Trump is a master at branding. It’s one of the few things he’s managed successfully over the decades. His product launches fail, but the name and the branding carry on, and it carried him to the White House. Republicans in the primaries had no idea how to counter it. Hillary Clinton had no idea how to stop it. Trump knows he can tweet out support of a company, or insult them, and cause their brand to rise in prominence, their stocks to fall in value.

The Obama campaign took his powerful personal brand, wedded it to Big Data, and the result was a permanent political campaign which the GOP never did figure out how to fully counter.

Trump has done something similar, but he runs his permanent campaign more like a guerrilla action — a social media version of Mao’s Long March.

UPDATE (From Glenn): A reader emails: “Just spent >$500 with them online. On stuff I really don’t need. But it felt so good. Haaaaa! Eat that, boycotters!”

Question: When do businesses start deliberately trolling the left to reap the additional business it generates?

OF COURSE SHE DID: Freshman Democrat Kamala Harris grills CIA director nominee on climate change.

Harris, who was elected in November over another Democrat without a Republican general election opponent, later said Pompeo’s views on global warming called into question his ability to accept evidence and the consensus of the intelligence community.

Perhaps someone should explain to her what the CIA does. At any rate, it’s amusing to hear Democrats piously invoking “the consensus of the intelligence community.”

IS DAVOS THE PROBLEM? IT CERTAINLY ISN’T THE SOLUTION:

Kenneth Rogoff can pinpoint the moment he started to grow concerned Donald Trump would be the next U.S. president: It was when Rogoff’s fellow attendees at the World Economic Forum’s annual meeting last January said it could never happen. “A joke I’ve told 1,000 people in the months since leaving Davos is that the conventional wisdom of Davos is always wrong,” says the Harvard professor and former chief economist of the International Monetary Fund. “No matter how improbable, the event most likely to happen is the opposite of whatever the Davos consensus is.”

The repeated failure of business and political elites to predict what’s coming—last year, that included the U.K.’s vote to leave the European Union—doesn’t strike those returning this month to the Swiss Alps as very funny. After a year in which political upsets roiled financial markets and killed off the careers of once-dominant Davos-going politicians, the concern for delegates attending this year’s meeting isn’t that their forecasts are often wrong, but that their worldview is. . . .
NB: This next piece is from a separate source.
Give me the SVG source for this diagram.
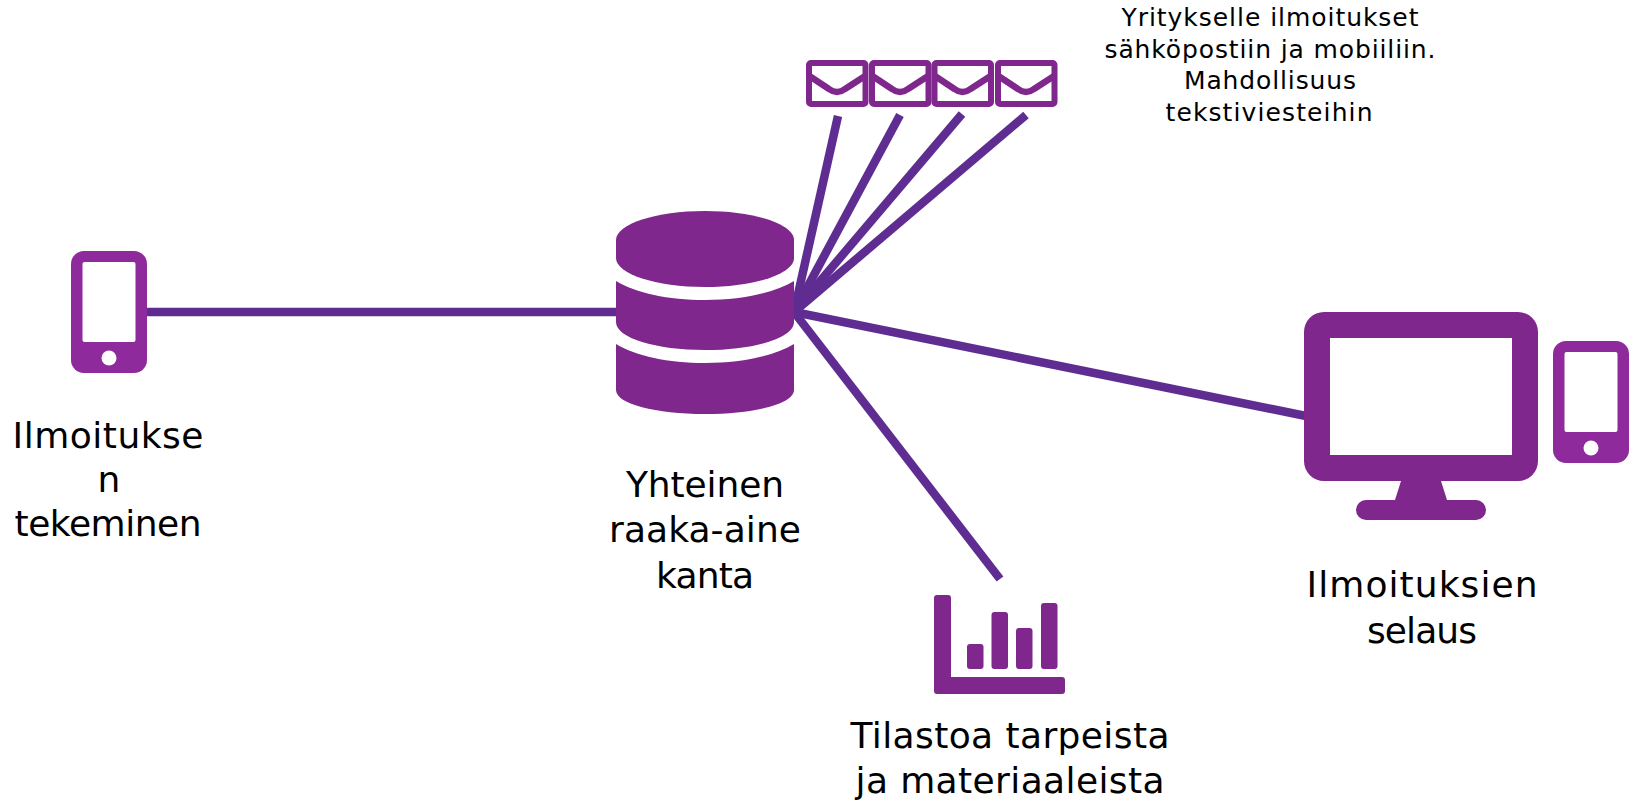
<svg xmlns="http://www.w3.org/2000/svg" width="1633" height="802" viewBox="0 0 1633 802">
<defs>
<style>
.fill{fill:#7f278c}
.phone{fill:#8e2a9b}
.w{fill:#fff}
.c line{stroke:#5f2d91;stroke-width:8.500;fill:none}
text{font-family:"DejaVu Sans","Liberation Sans",sans-serif;fill:#000;text-anchor:middle}
.b{font-size:36px}
.s{font-size:25px}
.env{fill:#fff;stroke:#7f278c;stroke-width:6;stroke-linejoin:round}
.flap{fill:none;stroke:#7f278c;stroke-width:6.500;stroke-linejoin:round;stroke-linecap:butt}
</style>
<g id="envShape">
<rect class="env" x="3" y="3" width="56.500" height="41" rx="2"/>
<path class="flap" d="M3 15.700L23 29Q31 35 39 29L59.500 15.700"/>
</g>
<g id="phoneShape">
<rect class="phone" x="0" y="0" width="76" height="122" rx="13"/>
<rect class="w" x="11.500" y="11" width="53" height="80" rx="2"/>
<circle class="w" cx="38" cy="107" r="7.500"/>
</g>
</defs>
<g id="connectors" class="c">
<line x1="147" y1="312" x2="620" y2="312"/>
<line x1="794" y1="312" x2="838" y2="116"/>
<line x1="794" y1="312" x2="900" y2="115"/>
<line x1="794" y1="312" x2="962" y2="114"/>
<line x1="794" y1="312" x2="1026" y2="115"/>
<line x1="794" y1="312" x2="1306" y2="416"/>
<line x1="794" y1="312" x2="1000" y2="579"/>
</g>
<g id="phone-left"><use href="#phoneShape" x="71" y="251"/></g>
<g id="database">
<path class="fill" d="M616 240C616 224 656 211 705 211C754 211 794 224 794 240V258C794 274 754 287 705 287C656 287 616 274 616 258Z"/>
<path class="fill" d="M616 281C636 293 668 300 705 300C742 300 774 293 794 281V322C794 338 754 350 705 350C656 350 616 338 616 322Z"/>
<path class="fill" d="M616 344C636 356 668 363 705 363C742 363 774 356 794 344V390C794 404 754 414 705 414C656 414 616 404 616 390Z"/>
</g>
<g id="mail-1"><use href="#envShape" x="806" y="60"/></g>
<g id="mail-2"><use href="#envShape" x="869" y="60"/></g>
<g id="mail-3"><use href="#envShape" x="931.500" y="60"/></g>
<g id="mail-4"><use href="#envShape" x="995" y="60"/></g>
<g id="monitor">
<path class="fill" fill-rule="evenodd" d="M1324 312H1518A20 20 0 0 1 1538 332V461A20 20 0 0 1 1518 481H1441L1447 500H1476A10 10 0 0 1 1476 520H1366A10 10 0 0 1 1366 500H1395L1401 481H1324A20 20 0 0 1 1304 461V332A20 20 0 0 1 1324 312ZM1330 338V455H1512V338Z"/>
</g>
<g id="phone-right"><use href="#phoneShape" x="1553" y="341"/></g>
<g id="chart">
<path class="fill" d="M937 595H948A3 3 0 0 1 951 598V677H1062A3 3 0 0 1 1065 680V691A3 3 0 0 1 1062 694H937A3 3 0 0 1 934 691V598A3 3 0 0 1 937 595Z"/>
<rect class="fill" x="967" y="644" width="16.500" height="25" rx="3"/>
<rect class="fill" x="991.500" y="612" width="16.500" height="57" rx="3"/>
<rect class="fill" x="1016" y="628" width="16.500" height="41" rx="3"/>
<rect class="fill" x="1041" y="603" width="16.500" height="66" rx="3"/>
</g>
<g id="label-left" class="b">
<text x="108" y="448" textLength="191">Ilmoitukse</text>
<text x="109" y="492">n</text>
<text x="108" y="536" textLength="187">tekeminen</text>
</g>
<g id="label-db" class="b">
<text x="705" y="497" textLength="158">Yhteinen</text>
<text x="705" y="542" textLength="192">raaka-aine</text>
<text x="705" y="588" textLength="98">kanta</text>
</g>
<g id="label-chart" class="b">
<text x="1010" y="748" textLength="319">Tilastoa tarpeista</text>
<text x="1010" y="793" textLength="309">ja materiaaleista</text>
</g>
<g id="label-monitor" class="b">
<text x="1422" y="597" textLength="231">Ilmoituksien</text>
<text x="1422" y="643" textLength="110">selaus</text>
</g>
<g id="label-mail" class="s">
<text x="1270" y="26" textLength="297">Yritykselle ilmoitukset</text>
<text x="1270" y="58" textLength="331">sähköpostiin ja mobiiliin.</text>
<text x="1270" y="89" textLength="172">Mahdollisuus</text>
<text x="1269" y="121" textLength="207">tekstiviesteihin</text>
</g>
</svg>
Even as Davos attendees say they aren’t about to stop advocating for the policies they’ve endorsed for decades, which they believe remain the best way to deliver prosperity, it may be time to concede they’ve been going about it the wrong way. “There has to be some humility. For 30 years the elite have said, ‘We’re managing globalization, and we’re making it work for everyone,’ ” Woods says. “They cannot just keep repeating that.”

If you’re a “global citizen,” you’re a citizen of nowhere.

WHAT EVERYONE WANTS: A candle in “Monkey Farts” scent.